Understandably, the term “campaign contribution” has become unsavory at best. Voters feel disconnected from the democratic system, which they perceive as transformed into a permanent campaign industry run by lobbyists, consultants, financed by others with deep pockets. Campaign-finance laws have done their best to prevent campaign cash from speaking louder than hard-working constituents, but campaign funds are like water: It’s flowing, and will find its way around the barriers. This is why the advent of the Internet may prove to do what legislation could not: level the playing field.

Why? Because a million small contributions are merely a click away. Passionate voters can instantly give to the campaign of their choosing. Sen. Barack Obama, for example—whose campaign passed on public financing so it could take private contributions—claims 3.1 million donors with an average donation of $86. The campaign’s been reaping record-breaking money from online contributions. In September he raised $5 million a day for a total of $150 million in one month alone!

That’s not to say public financing may not still have its place. The intention behind public financing of elections is simple: The candidate who forswears private contributions can instead receive public funds. This way the candidate is supposedly clean of any influence implied by a private contribution. Also referred to as Clean Elections, the system is supposed to level the playing field to create more opportunities for candidates who may not have access to a lot of resources.

On a more local level, five states have public financing, as does the city of Portland, Oregon.
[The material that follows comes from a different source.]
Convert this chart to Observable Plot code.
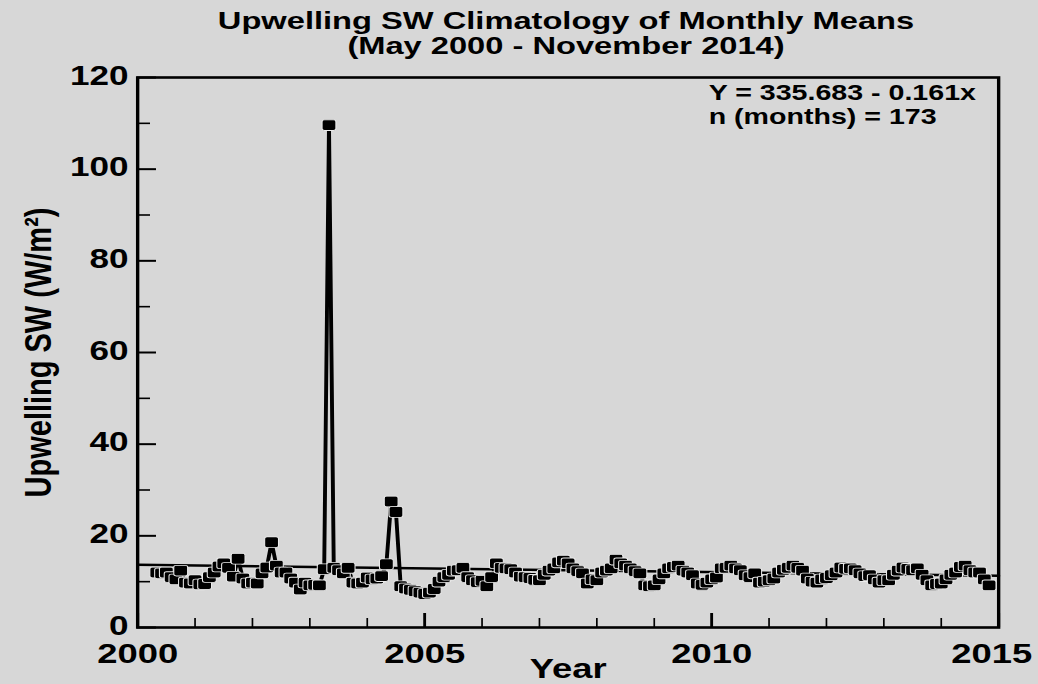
<!DOCTYPE html>
<html><head><meta charset="utf-8">
<script src="https://cdn.jsdelivr.net/npm/d3@7"></script>
<script src="https://cdn.jsdelivr.net/npm/@observablehq/plot@0.6"></script>
<style>
html,body{margin:0;padding:0;background:#d7d7d7;width:1038px;height:684px;overflow:hidden;}
.tl{position:absolute;left:566px;transform:translateX(-50%) scaleX(1.36);transform-origin:center;white-space:nowrap;text-align:center;font-family:"Liberation Sans",Arial,sans-serif;font-weight:bold;font-size:24px;line-height:24px;height:24px;color:#000;}
#t1{top:9px;}
#t2{top:34px;}
#chart{position:absolute;left:0;top:62px;}
</style></head><body>
<div class="tl" id="t1">Upwelling SW Climatology of Monthly Means</div>
<div class="tl" id="t2">(May 2000 - November 2014)</div>
<div id="chart"></div>
<script>
// ---- data (monthly means, W/m^2) ----
const firstYear = 2000, firstMonth = 5;
const sw2000 = [12.0, 11.8, 12.0, 11.0, 10.5, 12.4, 9.8, 9.6];               // May–Dec
const sw2001 = [10.3, 9.4, 9.5, 11.0, 12.0, 13.3, 14.0, 13.0, 11.1, 15.0, 10.7, 9.6];
const sw2002 = [9.8, 9.6, 11.8, 13.1, 18.6, 13.5, 12.0, 12.0, 10.7, 9.8, 8.3, 9.8];
const sw2003 = [9.2, 9.3, 9.2, 12.7, 109.6, 13.0, 12.5, 11.8, 13.0, 9.8, 9.6, 9.8];
const sw2004 = [10.9, 10.5, 10.7, 11.2, 13.8, 27.5, 25.2, 9.0, 8.5, 8.2, 7.9, 7.6];
const sw2005 = [7.3, 7.6, 8.4, 10.0, 11.0, 11.5, 12.4, 12.5, 13.0, 11.0, 10.3, 9.9];
const sw2006 = [10.2, 9.0, 11.0, 14.0, 13.0, 12.9, 12.7, 12.0, 11.1, 11.0, 10.8, 10.4];
const sw2007 = [10.3, 11.5, 12.4, 12.9, 14.2, 14.6, 14.0, 12.9, 12.3, 11.8, 9.6, 10.5];
const sw2008 = [10.3, 12.0, 12.4, 12.9, 14.8, 14.0, 13.5, 12.9, 12.3, 11.8, 9.2, 9.0];
const sw2009 = [9.2, 10.5, 11.8, 12.9, 13.2, 13.5, 12.4, 12.0, 11.4, 9.6, 9.3, 9.8];
const sw2010 = [10.5, 10.9, 12.9, 13.0, 13.5, 12.9, 12.5, 11.4, 11.0, 11.8, 9.8, 10.0];
const sw2011 = [10.3, 10.7, 12.0, 12.6, 13.0, 13.5, 13.0, 12.4, 10.7, 10.0, 9.8, 10.5];
const sw2012 = [10.8, 11.4, 12.0, 13.1, 12.8, 12.9, 12.5, 11.8, 11.2, 11.4, 10.5, 9.8];
const sw2013 = [10.3, 10.3, 11.5, 12.4, 13.1, 12.8, 12.5, 12.9, 11.5, 10.3, 9.2, 9.5];
const sw2014 = [9.6, 10.5, 11.5, 12.0, 13.2, 13.5, 12.5, 12.0, 12.0, 10.5, 9.2];   // Jan–Nov
const yearlySeries = [sw2000, sw2001, sw2002, sw2003, sw2004, sw2005, sw2006, sw2007,
                      sw2008, sw2009, sw2010, sw2011, sw2012, sw2013, sw2014];

// regression & annotation
const intercept = 335.683, slope = -0.161, nMonths = 173;
const trendYears = [2000, 2015];

// ticks
const yMajor = [0, 20, 40, 60, 80, 100, 120];
const yMinor = [10, 30, 50, 70, 90, 110];
const xMajor = [2000, 2005, 2010, 2015];
const xMinor = [2001, 2002, 2003, 2004, 2006, 2007, 2008, 2009, 2011, 2012, 2013, 2014];
const xLabelsInner = [2000, 2005, 2010];
const xLabelsLast = [2015];

const titleY = "Upwelling SW (W/m²)";
const titleX = "Year";

// ---- build table ----
const data = [];
yearlySeries.forEach((vals, yi) => {
  const m0 = yi === 0 ? firstMonth : 1;
  vals.forEach((v, k) => {
    if (v != null) data.push({t: firstYear + yi + (m0 - 1 + k) / 12, v});
  });
});
const trend = trendYears.map(t => ({t, v: intercept + slope * t}));
const annot1 = `Y = ${intercept.toFixed(3)} - ${(-slope).toFixed(3)}x`;
const annot2 = `n (months) = ${nMonths}`;
const xDomain = [2000, 2015], yDomain = [0, 120];

// rounded square marker
const roundSquare = {
  draw(ctx, size) {
    const w = Math.sqrt(size) / 2, r = w * 0.35;
    ctx.moveTo(-w + r, -w);
    ctx.arcTo(w, -w, w, w, r);
    ctx.arcTo(w, w, -w, w, r);
    ctx.arcTo(-w, w, -w, -w, r);
    ctx.arcTo(-w, -w, w, -w, r);
    ctx.closePath();
  }
};

const S = 1.3;            // horizontal stretch of the whole figure
const W = 1038, H = 622;
const W0 = W / S;
const font = "'Liberation Sans', Arial, sans-serif";

const svg = Plot.plot({
  width: W0, height: H,
  marginLeft: 137 / S, marginRight: 40 / S, marginTop: 15, marginBottom: 57,
  style: {fontFamily: font, background: "#d7d7d7", color: "black", overflow: "visible"},
  x: {domain: xDomain},
  y: {domain: yDomain},
  marks: [
    Plot.line(trend, {x: "t", y: "v", stroke: "black", strokeWidth: 2.5}),
    Plot.line(data, {x: "t", y: "v", stroke: "black", strokeWidth: 3}),
    Plot.dot(data, {x: "t", y: "v", symbol: roundSquare, r: 6, fill: "black", stroke: "#ececec", strokeWidth: 0.8}),
    Plot.frame({stroke: "black", strokeWidth: 2.6}),
    Plot.axisY(yMajor, {anchor: "left", tickSize: -14.6, fill: "none", label: null, strokeWidth: 2}),
    Plot.axisY(yMinor, {anchor: "left", tickSize: -10, fill: "none", label: null, strokeWidth: 1.6}),
    Plot.axisY(yMajor, {anchor: "left", tickSize: 0, tickPadding: 7, label: null, tickFormat: d => String(d),
      fontSize: 27, fontWeight: "bold", dy: -1.5}),
    Plot.axisX(xMajor, {anchor: "bottom", tickSize: -14, fill: "none", label: null, strokeWidth: 2.2}),
    Plot.axisX(xMinor, {anchor: "bottom", tickSize: -9, fill: "none", label: null, strokeWidth: 1.3}),
    Plot.axisX(xLabelsInner, {anchor: "bottom", tickSize: 0, tickPadding: 16, label: null, tickFormat: d => String(d),
      fontSize: 28, fontWeight: "bold"}),
    Plot.axisX(xLabelsLast, {anchor: "bottom", tickSize: 0, tickPadding: 16, label: null, tickFormat: d => String(d),
      fontSize: 28, fontWeight: "bold", dx: -7 / S}),
    Plot.text([titleX], {text: d => d, frameAnchor: "bottom", dy: 31, lineAnchor: "top", fontSize: 28, fontWeight: "bold"}),
    Plot.text([titleY], {text: d => d, x: () => xDomain[0], y: () => (yDomain[0] + yDomain[1]) / 2,
      rotate: -90, dx: -76, textAnchor: "middle", lineAnchor: "middle", fontSize: 29, fontWeight: "bold"}),
    Plot.text([annot1], {text: d => d, frameAnchor: "top-left", dx: (708 - 137) / S, dy: 7, textAnchor: "start",
      lineAnchor: "top", fontSize: 22, fontWeight: "bold"}),
    Plot.text([annot2], {text: d => d, frameAnchor: "top-left", dx: (708 - 137) / S, dy: 31, textAnchor: "start",
      lineAnchor: "top", fontSize: 22, fontWeight: "bold"})
  ]
});
svg.setAttribute("width", W);
svg.setAttribute("height", H);
svg.setAttribute("preserveAspectRatio", "none");
svg.style.width = W + "px";
svg.style.height = H + "px";
svg.style.maxWidth = "none";
document.getElementById("chart").appendChild(svg);
</script>
</body></html>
Our state’s legislature passed a bill this year to allow local elections the option of public financing, too, but did not provide any funds, meaning any local efforts will have to figure out how to pay for the program. Considering the state of the economy and tightening local government budgets, proposing public funds for private campaign coffers will be a tough sell. Local candidates aiming for a fighting chance will do well to follow the lead of the national success stories in this campaign season.

The phenomenon of small-scale Internet contributions runs across ideology. Organizations like MoveOn.org and insurgent candidates like Ron Paul have raised serious money online. Democracy is adapting to the benefits of the information age. If public financing of elections is clean, there’s nothing dirty about someone joining like-minded others to support a candidate with a small-scale contribution.